Key Takeaways
- Lockheed Martin has emerged as the leading bidder for Ultra Maritime, owned by Advent International, in a transaction estimated at approximately $3.5 billion
- An official announcement may come as soon as the week beginning July 7
- Ultra Maritime develops advanced anti-submarine warfare technology, with products including torpedo-detection systems deployed by both U.S. and British naval forces
- Shares of LMT declined more than 1.4% during after-hours trading on the news
- The acquisition process remains competitive with multiple bidders still actively participating
Lockheed Martin has positioned itself as the leading contender to purchase Ultra Maritime, a specialized naval defense contractor currently held by private equity giant Advent International, in a transaction valued at approximately $3.5 billion, the Financial Times reports.
Lockheed Martin Corporation, LMT
Shares of LMT dropped over 1.4% in extended trading Wednesday following the report. The stock had gained 4.62% during the regular session, finishing at $545.91.
Ultra Maritime represents a strategic carve-out from Advent’s broader Cobham Ultra holdings — an enterprise Advent assembled through two significant United Kingdom transactions: the £4 billion privatization of Cobham in 2019 and the £2.6 billion purchase of Ultra Electronics in 2022.
The company specializes in submarine detection and anti-submarine warfare systems, manufacturing advanced sonobuoys capable of identifying torpedoes and underwater vessels. Its client roster includes the United States Navy and the United Kingdom’s Royal Navy.
Negotiations continue without a finalized agreement. People familiar with the matter told the FT that a public announcement could materialize during the week of July 7.
Advent International declined to provide comment. Lockheed Martin has not yet responded to inquiries.
Strategic Rationale
Lockheed’s existing Rotary and Mission Systems division already provides naval platforms with advanced sensors, sonar arrays, and integrated combat systems. Acquiring Ultra Maritime would significantly enhance its underwater warfare portfolio.
With a market capitalization hovering around $110 billion, a $3.5 billion acquisition represents a strategic bolt-on rather than a transformational mega-deal for Lockheed.

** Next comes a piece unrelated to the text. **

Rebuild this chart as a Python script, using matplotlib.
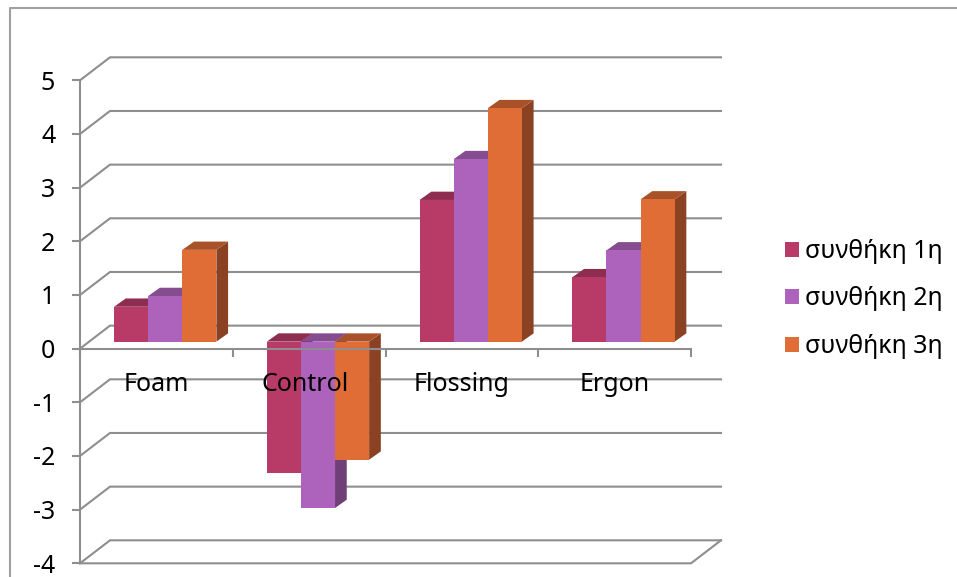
import numpy as np
import matplotlib
matplotlib.use('Agg')
import matplotlib.pyplot as plt
from matplotlib.lines import Line2D
from matplotlib.transforms import ScaledTranslation

plt.rcParams['font.family'] = ['Noto Sans', 'DejaVu Sans']
plt.rcParams['axes.unicode_minus'] = False

categories = ['Foam', 'Control', 'Flossing', 'Ergon']
series_names = ['συνθήκη 1η', 'συνθήκη 2η', 'συνθήκη 3η']
series1 = [0.65, -2.45, 2.64, 1.2]
series2 = [0.85, -3.1, 3.4, 1.7]
series3 = [1.71, -2.2, 4.35, 2.65]
y_ticks = [-4, -3, -2, -1, 0, 1, 2, 3, 4, 5]

front_colors = ['#B83A66', '#AD62BB', '#E06C36']
top_colors = ['#8E2D4F', '#854C90', '#A9522A']
side_colors = ['#73233F', '#6F3F78', '#8A4222']
grid_color = '#8E8E8E'

W, H = 957, 577
fig = plt.figure(figsize=(W / 100, H / 100), dpi=100)
# front plane of the 3D box
ax = fig.add_axes([80 / W, (H - 563.3) / H, (691 - 80) / W, (563.3 - 80.3) / H])
ax.set_xlim(0, 4)
ax.set_ylim(-4, 5)
ax.patch.set_visible(False)
for name in ['top', 'right', 'bottom', 'left']:
    ax.spines[name].set_color(grid_color)
    ax.spines[name].set_linewidth(1.5)
ax.spines['top'].set_visible(False)
ax.spines['right'].set_visible(False)
ax.spines['bottom'].set_position(('data', 0))
# the zero line runs across the front of the bars
ax.spines['bottom'].set_zorder(2.8)

# depth of the box and of the bars, in data units
wall_dx, wall_dy = 30 / 152.75, 23 / 53.7
bar_dx, bar_dy = 11.7 / 152.75, 8.3 / 53.7
shift_x, shift_y = 0.058, 7 / 53.7
bar_w = 34.1 / 152.75

# walls
for t in y_ticks:
    ax.plot([0, wall_dx, 4 + wall_dx], [t, t + wall_dy, t + wall_dy], color=grid_color,
            lw=1.5, zorder=1, clip_on=False, solid_joinstyle='miter')
ax.plot([0, 4, 4 + wall_dx], [-4, -4, -4 + wall_dy], color=grid_color, lw=1.5, zorder=1, clip_on=False)

# bars
x = np.arange(len(categories))
group_left = x + 0.5 - 1.5 * bar_w + shift_x
for i, vals in enumerate([series1, series2, series3]):
    vals = np.array(vals)
    lefts = group_left + i * bar_w
    z = 2 + i * 0.1
    for l, v in zip(lefts, vals):
        top = max(v, 0) + shift_y
        bot = min(v, 0) + shift_y
        r = l + bar_w
        ax.fill([r, r + bar_dx, r + bar_dx, r], [bot, bot + bar_dy, top + bar_dy, top],
                color=side_colors[i], lw=0, zorder=z, clip_on=False)
        ax.fill([l, l + bar_dx, r + bar_dx, r], [top, top + bar_dy, top + bar_dy, top],
                color=top_colors[i], lw=0, zorder=z, clip_on=False)
    ax.bar(lefts, vals, bar_w, bottom=shift_y, align='edge', color=front_colors[i],
           linewidth=0, zorder=z + 0.05, clip_on=False, label=series_names[i])

# axes ticks and labels
ax.set_axisbelow(False)
ax.set_yticks(y_ticks)
ax.set_xticks(range(5))
ax.set_xticklabels([])
ax.set_xticks(x + 0.5, minor=True)
ax.set_xticklabels(categories, minor=True)
ax.tick_params(axis='y', length=5.8, width=1.5, color=grid_color, labelsize=18, pad=12)
ax.tick_params(axis='x', which='major', length=5.8, width=1.5, color=grid_color)
ax.tick_params(axis='x', which='minor', length=0, labelsize=18, pad=16.8)
ax.xaxis.set_zorder(3)
ax.yaxis.set_zorder(3)

# "Control" sits a little left of its slot in the original
control_label = ax.get_xticklabels(minor=True)[1]
control_label.set_transform(control_label.get_transform() + ScaledTranslation(-4 / 100, 0, fig.dpi_scale_trans))

ax.legend(loc='upper left', bbox_to_anchor=(785 / W, (H - 239) / H), bbox_transform=fig.transFigure,
          frameon=False, fontsize=18, handlelength=0.56, handleheight=0.56, handletextpad=0.25,
          labelspacing=0.9, borderpad=0, borderaxespad=0)

# chart area border, cut off by the picture on the right and bottom
fig.add_artist(Line2D([9.5 / W, 9.5 / W, 1], [0, (H - 7.5) / H, (H - 7.5) / H], color='#A0A0A0', lw=1.5))

fig.savefig('out.png', dpi=100)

Multiple competing bidders remain engaged in the process. The FT emphasized that the sale process continues as a competitive auction, leaving open the possibility that a rival suitor could submit a superior proposal. The identities of alternative bidders have not been disclosed.
Regulatory Considerations
The proposed acquisition will likely encounter significant regulatory examination. Given Ultra Maritime’s British origins and its critical supply relationship with the Royal Navy, the transaction will probably require approval under the United Kingdom’s National Security and Investment Act.
U.S. review by the Committee on Foreign Investment (CFIUS) also appears probable considering the cross-border technology transfer and the sensitive nature of the defense applications.
The Financial Times report did not specify Lockheed’s planned financing approach for the acquisition. Lockheed has traditionally financed smaller acquisitions through a combination of debt issuance and available operating cash flow.
Shareholders will be seeking transparency regarding how a $3.5 billion capital allocation affects the company’s share repurchase program and dividend policy.
Bloomberg previously disclosed that Advent initiated the sale process for Ultra Maritime earlier this year.